Diferentemente
de seus outros livros, desta vez o Abrão Lacerda, como o observador da natureza
humana que é – esteja ela nos objetos, nos animais, na natureza e, pasmem, nos
humanos – o monge budista que nele habita, não inventa, desta vez, personagens.
Ele,
com esse senso de quem filosofa sentindo e escreve como não quer ensinar, mas
quer, prepare senso e sensibilidade para sofisticações dessas. E tudo isso é
novo na obra desse autor que transmuta a narratividade a cada novo livro - que
inicialmente, no livro Vento Sul, usou de um narrador criança de roça e sua cidade
de bolso dessas do interior, naquela mágica idade entre 10 e 13 anos, no tempo mágico
da molecagem, entre a criancice e a pré-adolescência e contando com praças,
quintais, lagos e riachos. Quem obteve essa
graça de viver tempos assim numa pacata cidade do interior ou numa casa de roça
e de fazenda sabe que isso é mesmo uma graça. Esse é tom de seu livro de estreia,
o Vento Sul. Mais tarde, exercitou o narrador maduro e bem humorado de O Amor e
Outras Tolices, cujo título não engana, é mesmo para rir das aventuras de
jovens universitários pela capital mineira. Mais recentemente, fez vir à Luz
uma obra toda composta de diálogos, assumindo a voz dramática, ao estilo
teatral. Aguardem que vem o seu Marília, Não., em que o Abrão exibe –
certamente do mestre Machado de Assis - com maestria a exploração dos trios de
parceiros e dos triângulos amorosos.
De invecioneiro que é, ele inventa um conto, mas ainda anda orientando
seu outro trabalho para outra aventura: a de um conto de mistério e assassinato
que já se chama A Morte no Olhar – prepare seus olhos.
E
agora amadureceu o seu velho truque de
estilo que faz parecer que é fácil para quem lê essa treta de escrever e traz
esse belo livro – Retratos em Preto Branco -, que exibe para o leitor outro
exemplar de suas práticas narrativas, e que acena que, para além da criação de
imagens e enredos na mente do leitor, que é o dever mais básico dos narradores,
ele se aventura com uma prosa leve, intimista e dotada de uma senso de
observação que recorta do mundo das emoções e dos sentimentos gestos de
significar vivências intimas de pessoas, dentre elas dois matutinenses, a Neusa
e Este que vos fala.
O
autor dessa invenção, composta de mais de trinta crônicas, que agora você
leitor poderá desfrutar, é daquelas pessoas iluminadas, capazes da alegria e
que agem naturalmente. Como quem
aprende a criar asas, ele passa natural e tranquilo por essa nova metamorfose
de suas práticas de escrita. Não à toa é ele um escritor quase buda, seja pela sabedoria,
seja pela facilidade que não surpreende mais, quando se sabe que ele é, também,
graduado em História pela UFMG, que escreve como quem pinta quadros ou executa ao
violão uma canção e sobe aos palcos para mostrar as que compõe – 99,9% Roquenrou!
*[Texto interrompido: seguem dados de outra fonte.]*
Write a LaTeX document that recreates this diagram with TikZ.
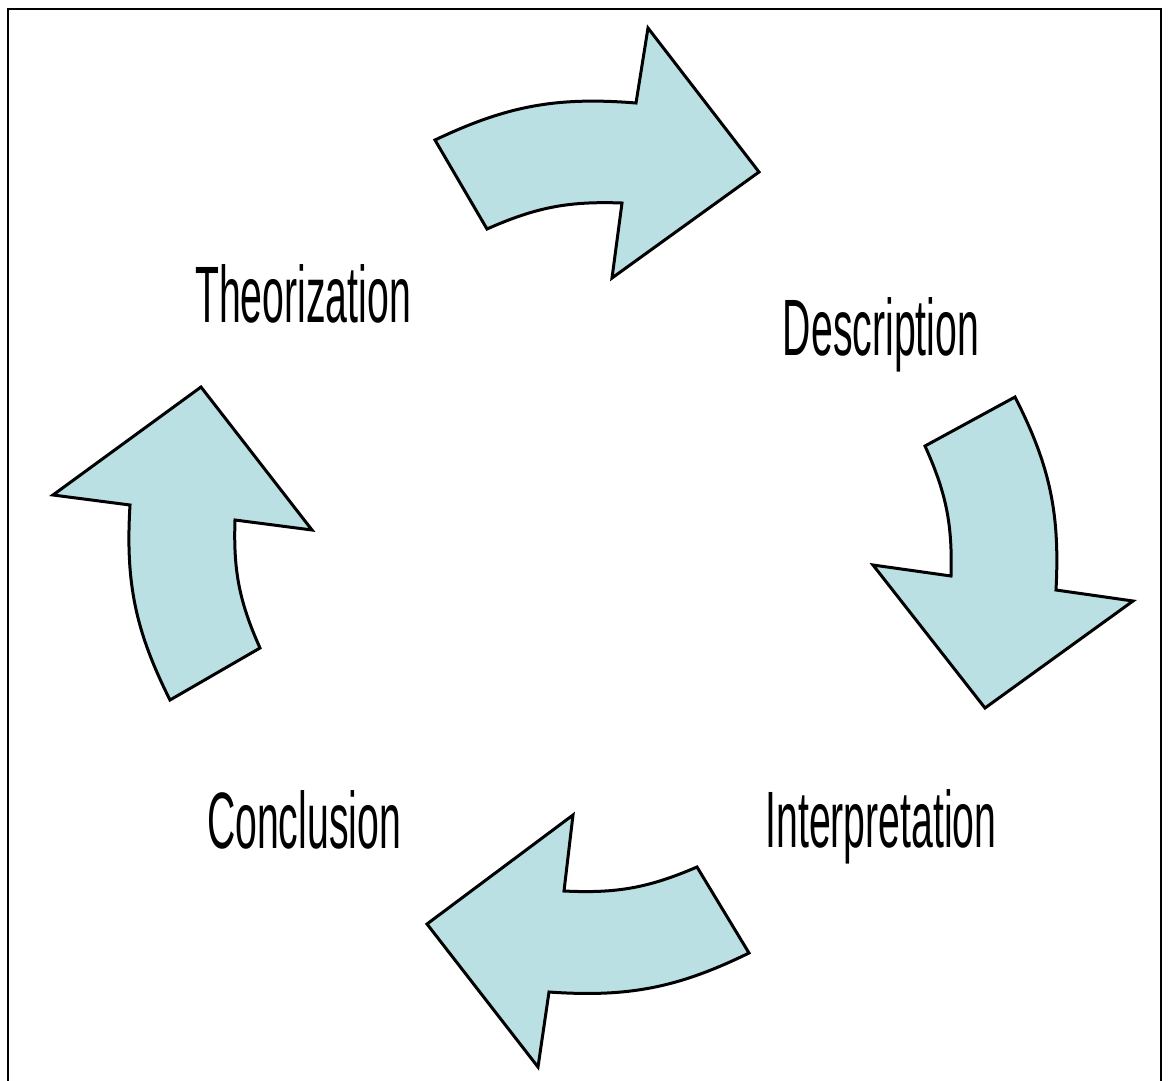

-, e ainda ensina francês, inglês, espanhol e português. A causa dessa imensa dedicação ao conhecimento
de si, das mazelas do mundo e das artimanhas do destino, aleluia, é a força
solidária que forma esse olhar com que recorta da realidade cotidiana a força
humana e genuína de muitas pessoas, sem fazer delas personagens ou seres de
ficção.
O
tom é intimista, o que torna a leitura algo como participar de uma cerimônia do
chá ou praticar ikebana com um monge,
com quem se propõe a tematizar assuntos espinhosos como a morte, em mais de um
texto, ou líricos, como o voo e o canto dos canários, além de variados outros, como uma gata que dá
à luz em um terreno baldio, um coelho doméstico, uma antiga mesa, dois galos,
um bellman que exibe seu ar búdico em um hotel do interior, uma artista de rua
em Londres, um padre, uma beata, uma imigrante japonesa, um luthier, dois
matutinenses e, até mesmo, urgh!, coisas difíceis de engolir separadas, imagine
juntas, como rosca e martini.
Recortes
do mundo, sensíveis crônicas em 3x4 precisos de 35 retratos em Preto e Branco, Abrão
Lacerda premia seus leitores com um belo apanhado de suas muitas histórias. Que
venham mais outras, nessa sua incansável exploração da tal narratividade.